The machete would go up in the air, and I would see it silhouetted against the moonlit night sky, hanging above my head, just before he would swing it down and, with a loud “thwap,” it would make contact with my leg. I kept trying to grab his machete arm. Even with the one guy tugging on my right arm and the other one pulling on my pack, I felt like I could take on the kid with the machete and get it away from him if I could just catch his arm. I kept seeing the machete go up into the air, then swing back down toward my leg. The Celt was with me, and I felt strangely calm, rational, like a Celt calculating how best to defend himself against each enemy he meets in battle. The kid hit my leg, hard, at least four times, and each time, I thought, “This could be the one that severs an artery, and you will die.” But each time, as he struck, I realized that he had hit with the broad side of the blade, not the sharp edge, and I was unharmed (mostly).

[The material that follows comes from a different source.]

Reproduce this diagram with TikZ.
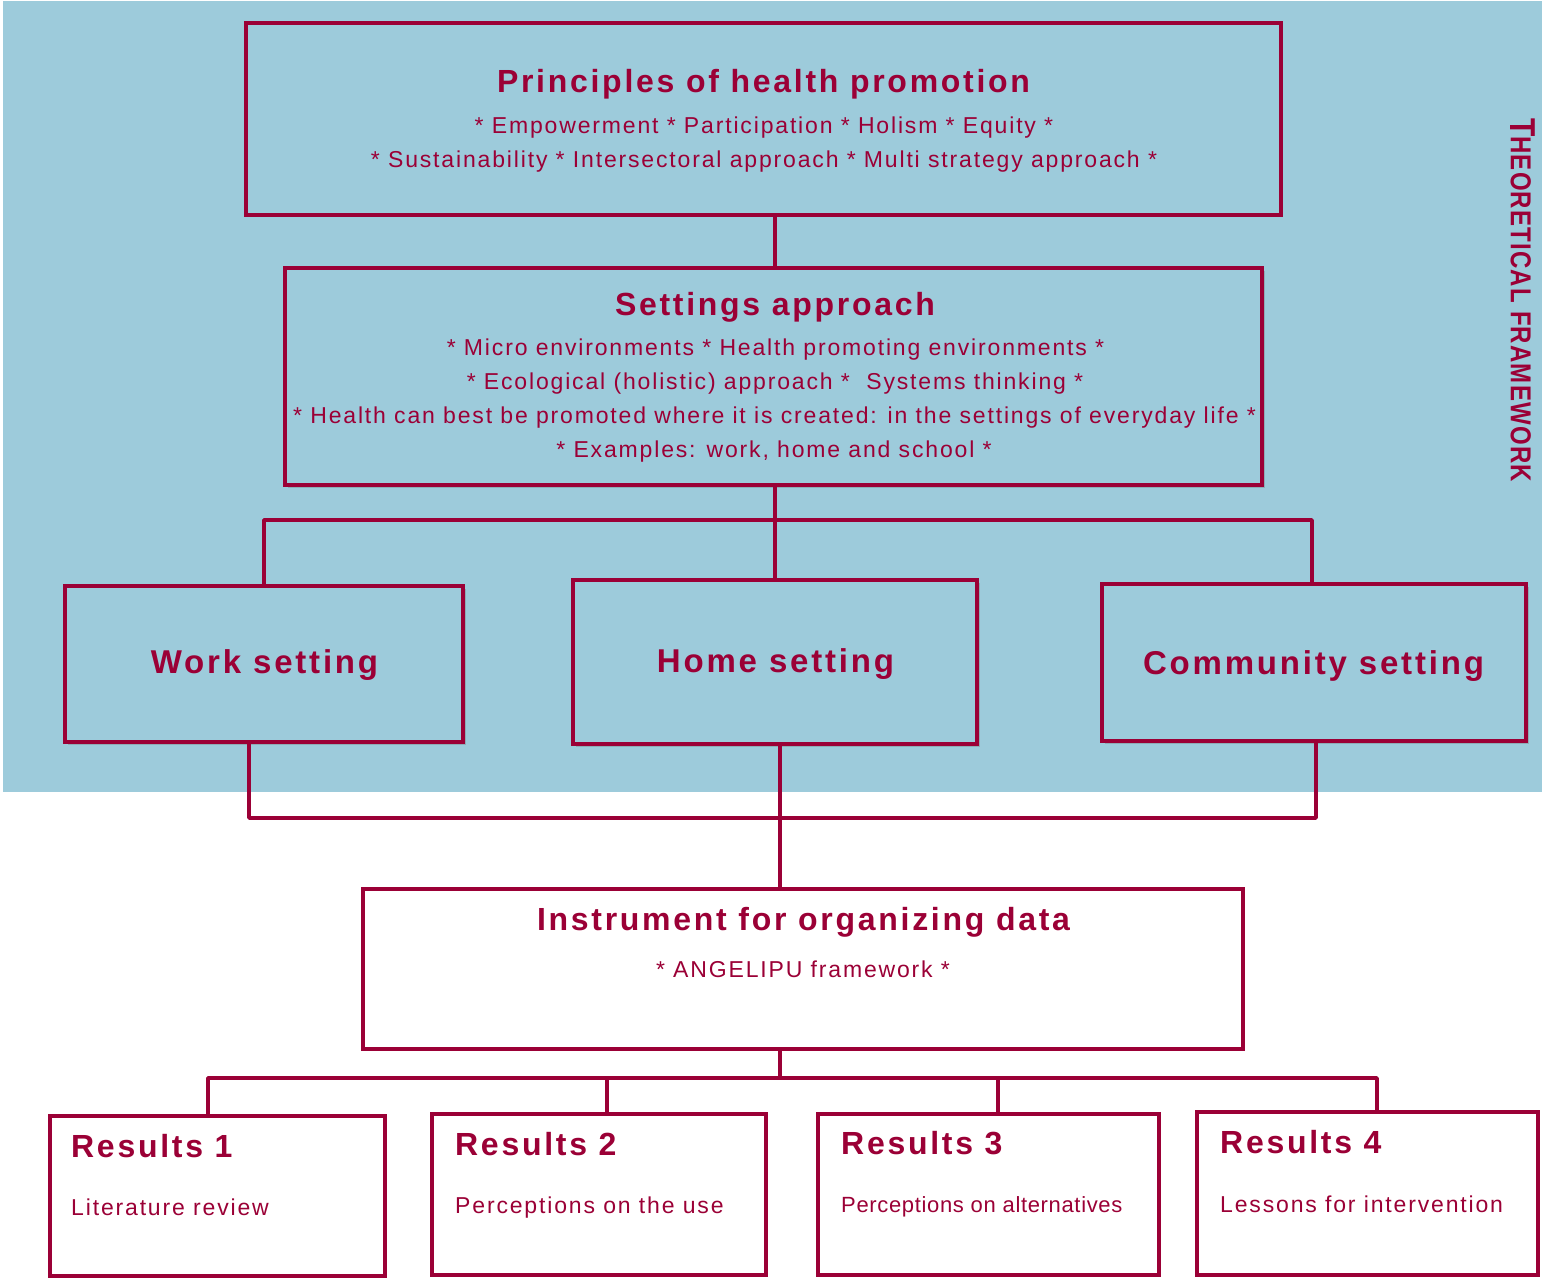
\documentclass[tikz,border=0pt]{standalone}
\usepackage{fontspec}
\setmainfont{Liberation Sans}
\newfontfamily\headfont{Liberation Sans}[LetterSpace=8.5]
\newfontfamily\bodyfont{Liberation Sans}[LetterSpace=8]
\newfontfamily\tightfont{Liberation Sans}[LetterSpace=3]
\newfontfamily\sidefont{Liberation Sans}[LetterSpace=5]
\usetikzlibrary{shadows}
\definecolor{frameblue}{RGB}{157,203,219}
\definecolor{crimson}{RGB}{155,0,54}

\begin{document}
\begin{tikzpicture}[x=1pt,y=-1pt,
  box/.style={draw=crimson, line width=3.5pt, inner sep=0pt},
  shadowbox/.style={box, fill=frameblue,
    drop shadow={opacity=0.35, fill=black!55, shadow xshift=3pt, shadow yshift=-3pt}},
  wire/.style={draw=crimson, line width=3.5pt, line join=round},
  head/.style={text=crimson, font=\headfont\bfseries\fontsize{32}{38}\selectfont,
    inner sep=0pt, anchor=base},
  body/.style={text=crimson, font=\bodyfont\fontsize{23}{28}\selectfont,
    inner sep=0pt, anchor=base},
]
% page and the shaded theoretical-framework band
\fill[white] (0,0) rectangle (1542,1277);
\useasboundingbox (0,0) rectangle (1542,1277);
\fill[frameblue] (3,1) rectangle (1542,792);

% ---- boxes ----
\node[box, line width=4.5pt, minimum width=1035pt, minimum height=192pt] (principles) at (763.5,119) {};
\node[shadowbox, minimum width=977pt, minimum height=217pt] (settings) at (773.5,376.5) {};
\node[shadowbox, minimum width=398pt, minimum height=156pt] (work) at (264,664) {};
\node[shadowbox, minimum width=404pt, minimum height=164pt] (home) at (775,662) {};
\node[shadowbox, minimum width=424pt, minimum height=157pt] (community) at (1314,662.5) {};
\node[box, fill=white, minimum width=880pt, minimum height=160pt] (instrument) at (803,969) {};
\node[box, fill=white, minimum width=335pt, minimum height=160pt] (r1) at (217.5,1196) {};
\node[box, fill=white, minimum width=334pt, minimum height=161pt] (r2) at (599,1194.5) {};
\node[box, fill=white, minimum width=341pt, minimum height=161pt] (r3) at (988.5,1194.5) {};
\node[box, fill=white, minimum width=341pt, minimum height=163pt] (r4) at (1367.5,1193.5) {};

% ---- connectors ----
\draw[wire] (settings.north -| 775,0) -- (principles.south -| 775,0);
\coordinate (busA) at (775,520);
\draw[wire] (settings.south -| busA) -- (home.north -| busA);
\draw[wire] (work.north) |- (busA) -| (community.north -| 1312,0);

\coordinate (wk) at (249,818);
\coordinate (cm) at (1316,818);
\coordinate (hj) at (780,818);
\draw[wire] (work.south -| wk) -- (wk) -- (cm) -- (community.south -| cm);
\draw[wire] (home.south -| hj) -- (instrument.north -| hj);

\coordinate (rb) at (780,1078);
\coordinate (d1) at (208,1078);
\coordinate (d2) at (607,1078);
\coordinate (d3) at (998,1078);
\coordinate (d4) at (1377,1078);
\draw[wire] (instrument.south -| rb) -- (rb);
\draw[wire] (r1.north -| d1) -- (d1) -- (d4) -- (r4.north -| d4);
\draw[wire] (d2) -- (r2.north -| d2);
\draw[wire] (d3) -- (r3.north -| d3);

% ---- texts ----
\node[head] (t-principles) at (763.5,92) {Principles of health promotion};
\node[body] (t-princ1) at (764,133) {* Empowerment * Participation * Holism * Equity *};
\node[body] (t-princ2) at (764,167) {* Sustainability * Intersectoral approach * Multi strategy approach *};

\node[head] (t-settings) at (775,315) {Settings approach};
\node[body] (t-set1) at (775.5,355) {* Micro environments * Health promoting environments *};
\node[body] (t-set2) at (775,389) {* Ecological (holistic) approach *\ \ Systems thinking *};
\node[body] (t-set3) at (774.5,423) {* Health can best be promoted where it is created: in the settings of everyday life *};
\node[body] (t-set4) at (774,457) {* Examples: work, home and school *};

\node[head, font=\headfont\bfseries\fontsize{33}{38}\selectfont] (t-work) at (264.5,673) {Work setting};
\node[head, font=\headfont\bfseries\fontsize{33}{38}\selectfont] (t-home) at (775.5,672) {Home setting};
\node[head, font=\headfont\bfseries\fontsize{33}{38}\selectfont] (t-community) at (1313.5,674) {Community setting};

\node[head] (t-instrument) at (803.5,930) {Instrument for organizing data};
\node[body] (t-angelipu) at (803,977) {* ANGELIPU framework *};

\node[head, anchor=base west] (t-r1) at (71,1157) {Results 1};
\node[body, anchor=base west] (s-r1) at (71,1215) {Literature review};
\node[head, anchor=base west] (t-r2) at (455,1155) {Results 2};
\node[body, anchor=base west] (s-r2) at (455,1213) {Perceptions on the use};
\node[head, anchor=base west] (t-r3) at (841,1154) {Results 3};
\node[body, anchor=base west, font=\tightfont\fontsize{22}{28}\selectfont] (s-r3) at (841,1212) {Perceptions on alternatives};
\node[head, anchor=base west] (t-r4) at (1220,1153) {Results 4};
\node[body, anchor=base west] (s-r4) at (1220,1212) {Lessons for intervention};

% vertical side label, letters drawn tall and narrow
\node[text=crimson, rotate=-90, inner sep=0pt, font=\sidefont\bfseries\fontsize{24}{30}\selectfont] (side) at (1523,300)
  {\scalebox{1}[1.2]{{\fontsize{30}{30}\selectfont T}HEORETICAL FRAMEWORK}};
\end{tikzpicture}
\end{document}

This is what made me feel like I could take him on. As long as I wasn’t cut and bleeding, it wasn’t too late, and I could grab his arm, twist it, and make him drop the machete. But after the first four blows, and while grappling with the other two guys – whom I wasn’t even looking at or really even thinking about now because my full attention was fixed on the machete and the arm that wielded it – I began to think, “This is a very serious situation. I think I need help. But how can I get help, when I can’t get away?”

And then my earlier thought came to me. It takes a lot more conscious thought to scream in a situation like this than I had ever imagined. I had always thought that screaming was a natural and instinctive reaction to a scary situation, but it is not; at least, it’s not for me. But in a completely calm and unfearful way, I screamed at the top of my lungs three times.